Local replace usage : Use go.work for local development, remove replace before merging, enforce CI checks.

Upgrading third‑party dependencies causing runtime issues : Maintain upgrade test suites, review release notes for behavioral changes, validate in staging.

Slow Docker builds : Leverage module caching, proxy, and multi‑stage builds as shown.

Team Governance Checklist

Design

Every public module has a designated owner.

Domain models are not shared; only protocol modules are.

Compatibility strategies are defined for each public module.

Modules are split only when clear boundaries exist.

Development

Run go mod tidy before committing.

Prohibit committing replace with local paths.

Justify any new dependency and avoid heavy frameworks unless necessary.

Standardize on a single Go version across the team.

CI/CD

Validate go.mod / go.sum consistency.

Use enterprise proxy and cache during builds.

Trigger impact‑analysis tests when a shared module changes.

Publish dependency manifests alongside artifacts.

Integrate vulnerability scanning.

Runtime

Expose uniform metrics, traces, and structured logs from all base libraries.

Make connection‑pool and timeout parameters configurable.

Support graceful shutdown for every service.
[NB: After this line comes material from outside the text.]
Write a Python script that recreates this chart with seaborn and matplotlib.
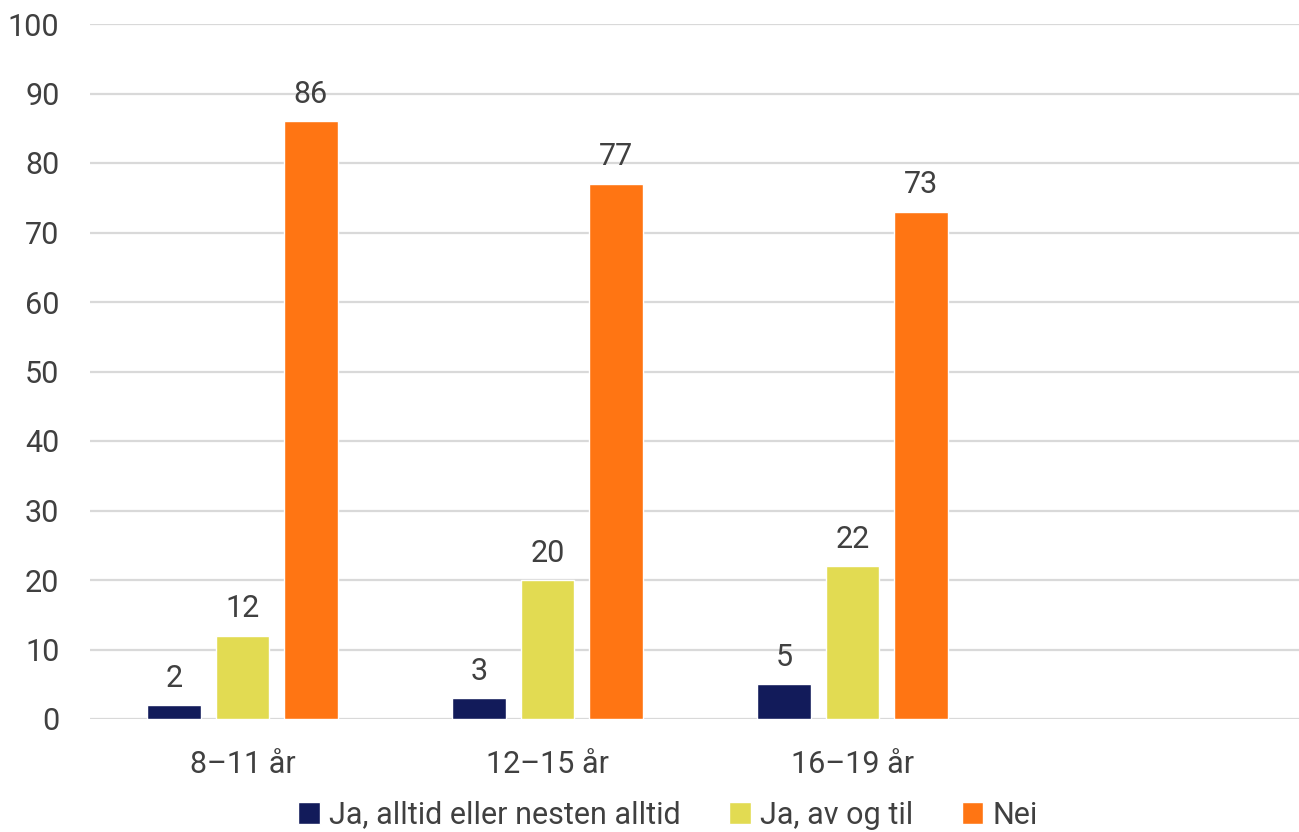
import matplotlib
matplotlib.use("Agg")
import matplotlib.pyplot as plt
import seaborn as sns
import pandas as pd

# data
groups = ["8–11 år", "12–15 år", "16–19 år"]
series = ["Ja, alltid eller nesten alltid", "Ja, av og til", "Nei"]
alltid = [2, 3, 5]
av_og_til = [12, 20, 22]
nei = [86, 77, 73]
colors = ["#121B5A", "#E2DB52", "#FF7513"]
yticks = [0, 10, 20, 30, 40, 50, 60, 70, 80, 90, 100]

df = pd.DataFrame({
    "gruppe": groups * 3,
    "svar": [series[0]] * 3 + [series[1]] * 3 + [series[2]] * 3,
    "prosent": alltid + av_og_til + nei,
})

sns.set_theme(style="white")
plt.rcParams["font.family"] = ["Roboto", "DejaVu Sans"]
text_col = "#404040"

fig = plt.figure(figsize=(12.99, 8.32), dpi=100)
ax = fig.add_axes([90 / 1299, 113 / 832, 1220 / 1299, 695 / 832])

sns.barplot(data=df, x="gruppe", y="prosent", hue="svar", order=groups,
            hue_order=series, palette=colors, width=0.67, gap=0.21,
            saturation=1, ax=ax, legend=True)

for cont in ax.containers:
    ax.bar_label(cont, padding=9, fontsize=22, color=text_col)

ax.set_xlim(-0.5, 3.5)
ax.set_ylim(0, 100)
ax.set_yticks(yticks)
ax.yaxis.grid(True, color="#d9d9d9", linewidth=1.6)
ax.set_axisbelow(True)
for s in ax.spines.values():
    s.set_visible(False)
ax.set_xlabel("")
ax.set_ylabel("")
ax.tick_params(axis="both", length=0, labelsize=22, labelcolor=text_col)
ax.tick_params(axis="x", pad=22)
ax.tick_params(axis="y", pad=22)

ax.legend(loc="center", bbox_to_anchor=(668 / 1299, 1 - 815 / 832),
          bbox_transform=fig.transFigure, ncol=3, frameon=False,
          fontsize=22, labelcolor=text_col, handlelength=0.7,
          handleheight=0.7, handletextpad=0.3, columnspacing=1.6,
          borderpad=0)

fig.savefig("out.png", dpi=100)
Require compatibility review for any protocol change.

Evolution Roadmap from Monolith to Platform

Single‑module monolith : One go.mod, basic CI.

Single repo with multiple modules : Extract infrastructure libraries, define owners, enforce versioning.

Microservice collaboration : Independent protocol modules, private proxy, go.work for local integration.

Platform and operability : Centralized base libraries, supply‑chain security, artifact traceability, automated upgrade pipelines.

Conclusion

Go module management is more than a tooling concern; it shapes architecture boundaries, code reuse, version compatibility, high‑concurrency foundations, CI/CD efficiency, supply‑chain security, and team collaboration. When treated as a systematic engineering discipline, it enables large‑scale distributed systems to evolve continuously while remaining stable, clear, and controllable.